Somewhere in the background the hospital PA system crackled to life with a series of incomprehensibly coded announcements. Ali’s phone continued to ring intermittently—stopping now and then only to resume seconds later. And there were other phones ringing as well, landline phones in the waiting room and at the nurses’ station. But those sounds might just as well have been coming from a distant planet. Shutting them all out, Ali remained focused on Jason Gustavson—and on his gun.
“I have no idea who your father is,” she returned coldly. “And I don’t care. What I do know is that there are innocent people on this floor—doctors, nurses, patients, and visitors. They’ve done nothing to you, Jason. They don’t deserve to die.”
The fact that she knew his name seemed to startle him. “And who’s going to stop me?” he asked after a short pause. “You?”
“If she doesn’t, then I will,” a male voice said from behind Ali.
Without turning to look Ali knew at once that the man who had been watching the muted TV news—the man whose son was about to be taken off life support—had heard the uproar out in the hallway and had come to Ali’s aid.
“This man’s a killer,” she announced matter-of-factly to her newly arrived ally. “Two of the people in the waiting room and one of the patients in the ICU witnessed what he did. That’s why he’s here—he came after them.” Then to Jason she added, “I’ve called the police. They’re already on their way. You won’t get away with this.”

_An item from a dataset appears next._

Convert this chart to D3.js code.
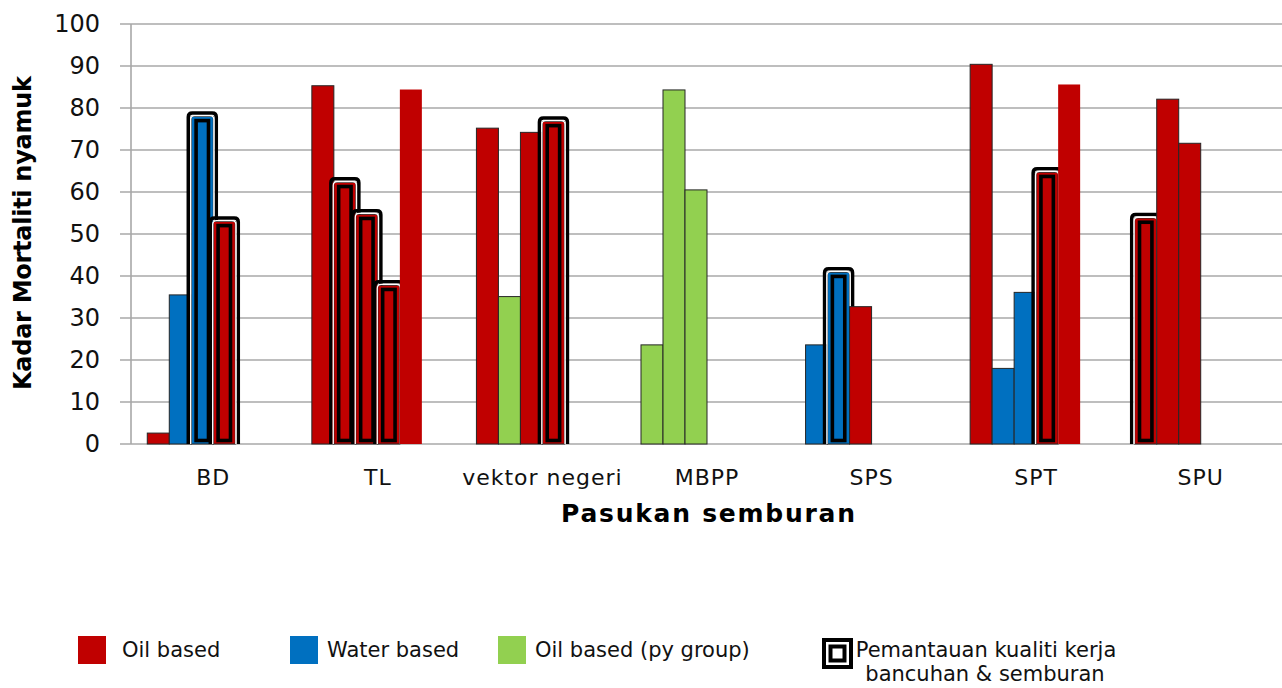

“You don’t get it, do you?” he returned. “I don’t care if I don’t get away with it. That’s not the point. In fact, I’d rather be dead than have to live in a place where inmates like you are put in charge of the asylum. Let’s go.”
“My son’s in there,” the older man said quietly but firml
y. “The only way you’re getting inside the ICU is through me.”
Jason laughed, stood up, and shoved the wheelchair out of the way. He had used it as a prop to give him credibility inside the hospital hallways. Now it was no longer needed. The visitor badge clipped to his shirt said he was visiting Kip Hogan, 3rd floor, ICU.
“Oh, really?” Jason returned, waving the gun menacingly. “Hey, old man. I don’t give a rat’s ass about you or your son, but if you want to die a hero, that’s up to you.”
Jason was no longer paying any attention to Ali. Dismissing her as a possible threat, he was focused instead on the man behind her, trying to assess what he might or might not do. In typical male fashion, it didn’t occur to him that Ali, too, might be armed and dangerous. All she needed was a chance to unholster her weapon.
Ali stepped aside and turned to face her would-be rescuer. He wasn’t a particularly impressive specimen. About her father’s age or maybe a little older, he was sallow-faced, paunchy, and visibly out of shape. His thin, sandy, comb-over hair was standing straight up. But out of shape or not, he stood there in the hallway, calm and determined, helping Ali face down an armed assailant. It took only a second or two for Ali to realize that his presence offered the momentary diversion she needed.
“I said get going,” Jason growled.
Keeping her left hand out of sight, Ali made a slight movement with her fingers, hoping to let her ad hoc partner know that she needed to pass in front of him. She couldn’t be sure if he understood or not, but he nodded slightly.
“All right,” Ali said. “I’m going.”
She ducked into the waiting room. As soon as she was inside, she stationed herself behind the wall just inside the doorway and managed to extract her Glock from its holster.
Ali had expected to find the waiting room full of people, but to her astonishment and immense relief the place was empty. Completely empty. The glass partition into the nurses’ station was blacked out, blocked by something Ali would later learn was a mattress. Windows in the swinging doors that led into the ICU itself were also darkened, as though someone had lowered a set of shutters. With any luck they were barricaded as well.